The problem:
Omit the pictures, then reproduce every remaining record exactly.

Listed records:
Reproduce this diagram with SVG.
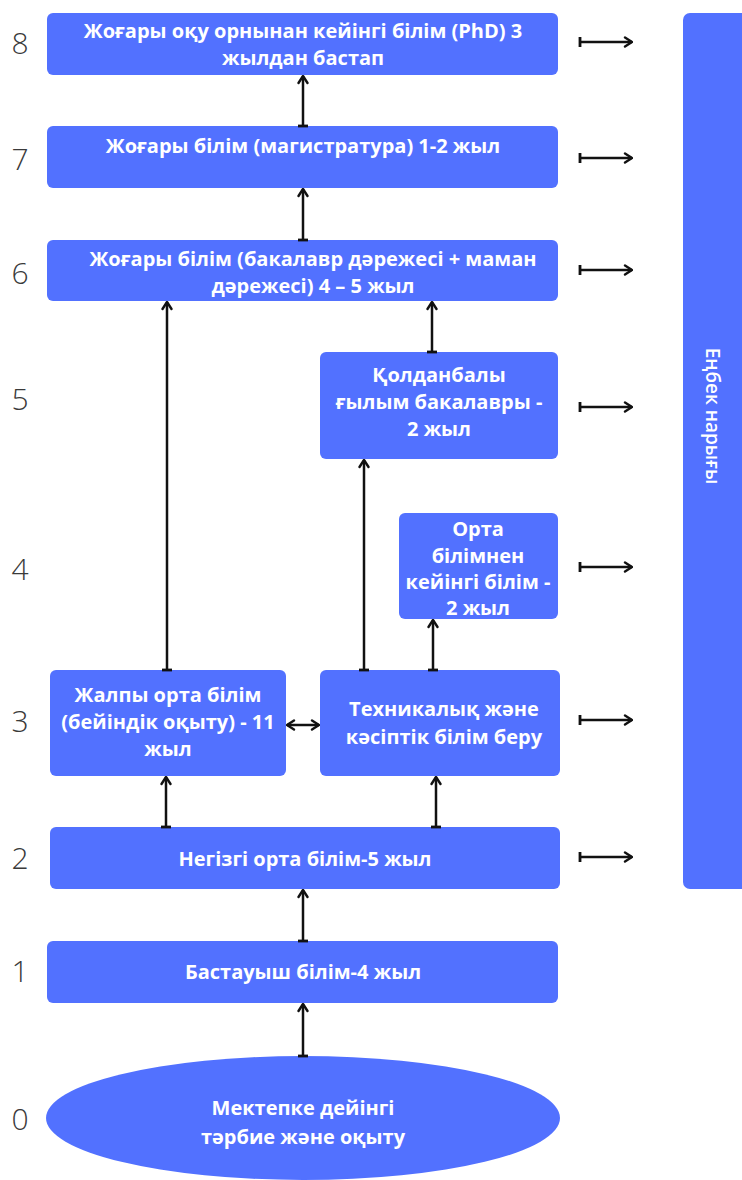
<svg xmlns="http://www.w3.org/2000/svg" width="742" height="1180" viewBox="0 0 742 1180">
  <style>
    .box { fill: #5271ff; }
    .t { font-family: "Open Sans", "Liberation Sans", sans-serif; font-weight: 700; font-size: 20px; fill: #ffffff; text-anchor: middle; dominant-baseline: central; }
    .lvl { font-family: "Open Sans", "Liberation Sans", sans-serif; font-weight: 300; font-size: 30px; fill: #3a3a3a; text-anchor: middle; dominant-baseline: central; }
    .c { stroke: #111111; stroke-width: 2.5; fill: none; marker-end: url(#head); marker-start: url(#bar); }
    .cb { stroke: #111111; stroke-width: 2.5; fill: none; marker-end: url(#head); marker-start: url(#head2); }
  </style>
  <defs>
    <marker id="head" viewBox="0 0 12 12" refX="11" refY="6" markerWidth="12" markerHeight="12" markerUnits="userSpaceOnUse" orient="auto">
      <path d="M4,1.5 L11,6 L4,10.5" fill="none" stroke="#111111" stroke-width="2.4" stroke-linecap="round" stroke-linejoin="round"/>
    </marker>
    <marker id="head2" viewBox="0 0 12 12" refX="11" refY="6" markerWidth="12" markerHeight="12" markerUnits="userSpaceOnUse" orient="auto-start-reverse">
      <path d="M4,1.5 L11,6 L4,10.5" fill="none" stroke="#111111" stroke-width="2.4" stroke-linecap="round" stroke-linejoin="round"/>
    </marker>
    <marker id="bar" viewBox="0 0 4 12" refX="2" refY="6" markerWidth="4" markerHeight="12" markerUnits="userSpaceOnUse" orient="auto">
      <line x1="2" y1="1" x2="2" y2="11" stroke="#111111" stroke-width="2.8"/>
    </marker>
  </defs>

  <!-- level numbers -->
  <g id="levels">
    <text class="lvl" x="20" y="42">8</text>
    <text class="lvl" x="20" y="158">7</text>
    <text class="lvl" x="20" y="272">6</text>
    <text class="lvl" x="20" y="398">5</text>
    <text class="lvl" x="20" y="568">4</text>
    <text class="lvl" x="20" y="720">3</text>
    <text class="lvl" x="20" y="857">2</text>
    <text class="lvl" x="20" y="970">1</text>
    <text class="lvl" x="20" y="1118">0</text>
  </g>

  <!-- labour market bar -->
  <g id="labour-market">
    <rect class="box" x="683" y="13" width="80" height="876" rx="7"/>
    <text class="t" transform="translate(713 416) rotate(90)" x="0" y="0" style="font-weight:600;font-size:19px">Еңбек нарығы</text>
  </g>

  <g id="phd">
    <rect class="box" x="47" y="13" width="511" height="62" rx="6"/>
    <text class="t" x="303" y="30">Жоғары оқу орнынан кейінгі білім (PhD) 3</text>
    <text class="t" x="303" y="57">жылдан бастап</text>
  </g>

  <g id="masters">
    <rect class="box" x="47" y="126" width="511" height="62" rx="6"/>
    <text class="t" x="303" y="145">Жоғары білім (магистратура) 1-2 жыл</text>
  </g>

  <g id="bachelor">
    <rect class="box" x="47" y="240" width="511" height="61" rx="6"/>
    <text class="t" x="313" y="258">Жоғары білім (бакалавр дәрежесі + маман</text>
    <text class="t" x="313" y="285">дәрежесі) 4 – 5 жыл</text>
  </g>

  <g id="applied-bachelor">
    <rect class="box" x="320" y="352" width="238" height="107" rx="6"/>
    <text class="t" x="439" y="374">Қолданбалы</text>
    <text class="t" x="439" y="401">ғылым бакалавры -</text>
    <text class="t" x="439" y="428">2 жыл</text>
  </g>

  <g id="post-secondary">
    <rect class="box" x="399" y="513" width="159" height="106" rx="6"/>
    <text class="t" x="478" y="528">Орта</text>
    <text class="t" x="478" y="555">білімнен</text>
    <text class="t" x="478" y="581">кейінгі білім -</text>
    <text class="t" x="478" y="607">2 жыл</text>
  </g>

  <g id="general-secondary">
    <rect class="box" x="50" y="670" width="236" height="106" rx="6"/>
    <text class="t" x="168" y="694">Жалпы орта білім</text>
    <text class="t" x="168" y="721">(бейіндік оқыту) - 11</text>
    <text class="t" x="168" y="748">жыл</text>
  </g>

  <g id="technical-vocational">
    <rect class="box" x="320" y="670" width="240" height="106" rx="6"/>
    <text class="t" x="444" y="708">Техникалық және</text>
    <text class="t" x="444" y="736">кәсіптік білім беру</text>
  </g>

  <g id="basic-secondary">
    <rect class="box" x="50" y="827" width="510" height="62" rx="6"/>
    <text class="t" x="305" y="858">Негізгі орта білім-5 жыл</text>
  </g>

  <g id="primary">
    <rect class="box" x="47" y="941" width="511" height="62" rx="6"/>
    <text class="t" x="303" y="971">Бастауыш білім-4 жыл</text>
  </g>

  <g id="preschool">
    <ellipse class="box" cx="303" cy="1118" rx="257" ry="62"/>
    <text class="t" x="303" y="1107">Мектепке дейінгі</text>
    <text class="t" x="303" y="1136">тәрбие және оқыту</text>
  </g>

  <!-- connectors -->
  <g id="connectors">
    <line class="c" x1="303" y1="126" x2="303" y2="76"/>
    <line class="c" x1="303" y1="240" x2="303" y2="189"/>
    <line class="c" x1="167" y1="670" x2="167" y2="302"/>
    <line class="c" x1="432" y1="352" x2="432" y2="302"/>
    <line class="c" x1="364" y1="670" x2="364" y2="460"/>
    <line class="c" x1="433" y1="670" x2="433" y2="620"/>
    <line class="cb" x1="287" y1="725" x2="319" y2="725"/>
    <line class="c" x1="166" y1="827" x2="166" y2="777"/>
    <line class="c" x1="436" y1="827" x2="436" y2="777"/>
    <line class="c" x1="303" y1="941" x2="303" y2="890"/>
    <line class="c" x1="303" y1="1056" x2="303" y2="1004"/>

    <line class="c" x1="580" y1="42" x2="632" y2="42"/>
    <line class="c" x1="580" y1="158" x2="632" y2="158"/>
    <line class="c" x1="580" y1="270" x2="632" y2="270"/>
    <line class="c" x1="580" y1="407" x2="632" y2="407"/>
    <line class="c" x1="580" y1="567" x2="632" y2="567"/>
    <line class="c" x1="580" y1="720" x2="632" y2="720"/>
    <line class="c" x1="580" y1="857" x2="632" y2="857"/>
  </g>
</svg>
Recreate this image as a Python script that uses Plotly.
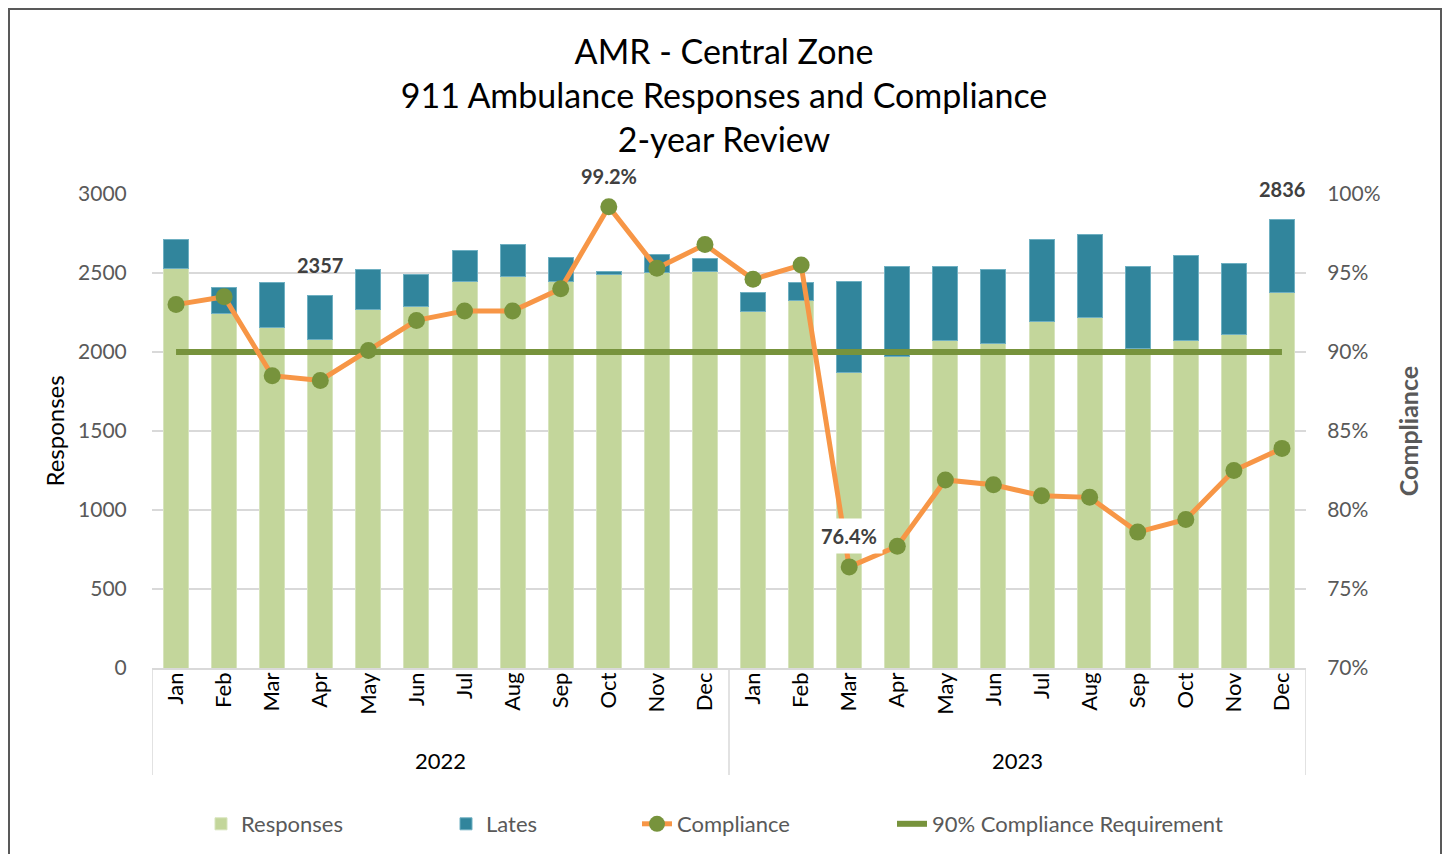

Reply:
Reproduce this diagram with SVG.
<svg xmlns="http://www.w3.org/2000/svg" width="742" height="1180" viewBox="0 0 742 1180">
  <style>
    .box { fill: #5271ff; }
    .t { font-family: "Open Sans", "Liberation Sans", sans-serif; font-weight: 700; font-size: 20px; fill: #ffffff; text-anchor: middle; dominant-baseline: central; }
    .lvl { font-family: "Open Sans", "Liberation Sans", sans-serif; font-weight: 300; font-size: 30px; fill: #3a3a3a; text-anchor: middle; dominant-baseline: central; }
    .c { stroke: #111111; stroke-width: 2.5; fill: none; marker-end: url(#head); marker-start: url(#bar); }
    .cb { stroke: #111111; stroke-width: 2.5; fill: none; marker-end: url(#head); marker-start: url(#head2); }
  </style>
  <defs>
    <marker id="head" viewBox="0 0 12 12" refX="11" refY="6" markerWidth="12" markerHeight="12" markerUnits="userSpaceOnUse" orient="auto">
      <path d="M4,1.5 L11,6 L4,10.5" fill="none" stroke="#111111" stroke-width="2.4" stroke-linecap="round" stroke-linejoin="round"/>
    </marker>
    <marker id="head2" viewBox="0 0 12 12" refX="11" refY="6" markerWidth="12" markerHeight="12" markerUnits="userSpaceOnUse" orient="auto-start-reverse">
      <path d="M4,1.5 L11,6 L4,10.5" fill="none" stroke="#111111" stroke-width="2.4" stroke-linecap="round" stroke-linejoin="round"/>
    </marker>
    <marker id="bar" viewBox="0 0 4 12" refX="2" refY="6" markerWidth="4" markerHeight="12" markerUnits="userSpaceOnUse" orient="auto">
      <line x1="2" y1="1" x2="2" y2="11" stroke="#111111" stroke-width="2.8"/>
    </marker>
  </defs>

  <!-- level numbers -->
  <g id="levels">
    <text class="lvl" x="20" y="42">8</text>
    <text class="lvl" x="20" y="158">7</text>
    <text class="lvl" x="20" y="272">6</text>
    <text class="lvl" x="20" y="398">5</text>
    <text class="lvl" x="20" y="568">4</text>
    <text class="lvl" x="20" y="720">3</text>
    <text class="lvl" x="20" y="857">2</text>
    <text class="lvl" x="20" y="970">1</text>
    <text class="lvl" x="20" y="1118">0</text>
  </g>

  <!-- labour market bar -->
  <g id="labour-market">
    <rect class="box" x="683" y="13" width="80" height="876" rx="7"/>
    <text class="t" transform="translate(713 416) rotate(90)" x="0" y="0" style="font-weight:600;font-size:19px">Еңбек нарығы</text>
  </g>

  <g id="phd">
    <rect class="box" x="47" y="13" width="511" height="62" rx="6"/>
    <text class="t" x="303" y="30">Жоғары оқу орнынан кейінгі білім (PhD) 3</text>
    <text class="t" x="303" y="57">жылдан бастап</text>
  </g>

  <g id="masters">
    <rect class="box" x="47" y="126" width="511" height="62" rx="6"/>
    <text class="t" x="303" y="145">Жоғары білім (магистратура) 1-2 жыл</text>
  </g>

  <g id="bachelor">
    <rect class="box" x="47" y="240" width="511" height="61" rx="6"/>
    <text class="t" x="313" y="258">Жоғары білім (бакалавр дәрежесі + маман</text>
    <text class="t" x="313" y="285">дәрежесі) 4 – 5 жыл</text>
  </g>

  <g id="applied-bachelor">
    <rect class="box" x="320" y="352" width="238" height="107" rx="6"/>
    <text class="t" x="439" y="374">Қолданбалы</text>
    <text class="t" x="439" y="401">ғылым бакалавры -</text>
    <text class="t" x="439" y="428">2 жыл</text>
  </g>

  <g id="post-secondary">
    <rect class="box" x="399" y="513" width="159" height="106" rx="6"/>
    <text class="t" x="478" y="528">Орта</text>
    <text class="t" x="478" y="555">білімнен</text>
    <text class="t" x="478" y="581">кейінгі білім -</text>
    <text class="t" x="478" y="607">2 жыл</text>
  </g>

  <g id="general-secondary">
    <rect class="box" x="50" y="670" width="236" height="106" rx="6"/>
    <text class="t" x="168" y="694">Жалпы орта білім</text>
    <text class="t" x="168" y="721">(бейіндік оқыту) - 11</text>
    <text class="t" x="168" y="748">жыл</text>
  </g>

  <g id="technical-vocational">
    <rect class="box" x="320" y="670" width="240" height="106" rx="6"/>
    <text class="t" x="444" y="708">Техникалық және</text>
    <text class="t" x="444" y="736">кәсіптік білім беру</text>
  </g>

  <g id="basic-secondary">
    <rect class="box" x="50" y="827" width="510" height="62" rx="6"/>
    <text class="t" x="305" y="858">Негізгі орта білім-5 жыл</text>
  </g>

  <g id="primary">
    <rect class="box" x="47" y="941" width="511" height="62" rx="6"/>
    <text class="t" x="303" y="971">Бастауыш білім-4 жыл</text>
  </g>

  <g id="preschool">
    <ellipse class="box" cx="303" cy="1118" rx="257" ry="62"/>
    <text class="t" x="303" y="1107">Мектепке дейінгі</text>
    <text class="t" x="303" y="1136">тәрбие және оқыту</text>
  </g>

  <!-- connectors -->
  <g id="connectors">
    <line class="c" x1="303" y1="126" x2="303" y2="76"/>
    <line class="c" x1="303" y1="240" x2="303" y2="189"/>
    <line class="c" x1="167" y1="670" x2="167" y2="302"/>
    <line class="c" x1="432" y1="352" x2="432" y2="302"/>
    <line class="c" x1="364" y1="670" x2="364" y2="460"/>
    <line class="c" x1="433" y1="670" x2="433" y2="620"/>
    <line class="cb" x1="287" y1="725" x2="319" y2="725"/>
    <line class="c" x1="166" y1="827" x2="166" y2="777"/>
    <line class="c" x1="436" y1="827" x2="436" y2="777"/>
    <line class="c" x1="303" y1="941" x2="303" y2="890"/>
    <line class="c" x1="303" y1="1056" x2="303" y2="1004"/>

    <line class="c" x1="580" y1="42" x2="632" y2="42"/>
    <line class="c" x1="580" y1="158" x2="632" y2="158"/>
    <line class="c" x1="580" y1="270" x2="632" y2="270"/>
    <line class="c" x1="580" y1="407" x2="632" y2="407"/>
    <line class="c" x1="580" y1="567" x2="632" y2="567"/>
    <line class="c" x1="580" y1="720" x2="632" y2="720"/>
    <line class="c" x1="580" y1="857" x2="632" y2="857"/>
  </g>
</svg>
Recreate this image as a Python script that uses Plotly.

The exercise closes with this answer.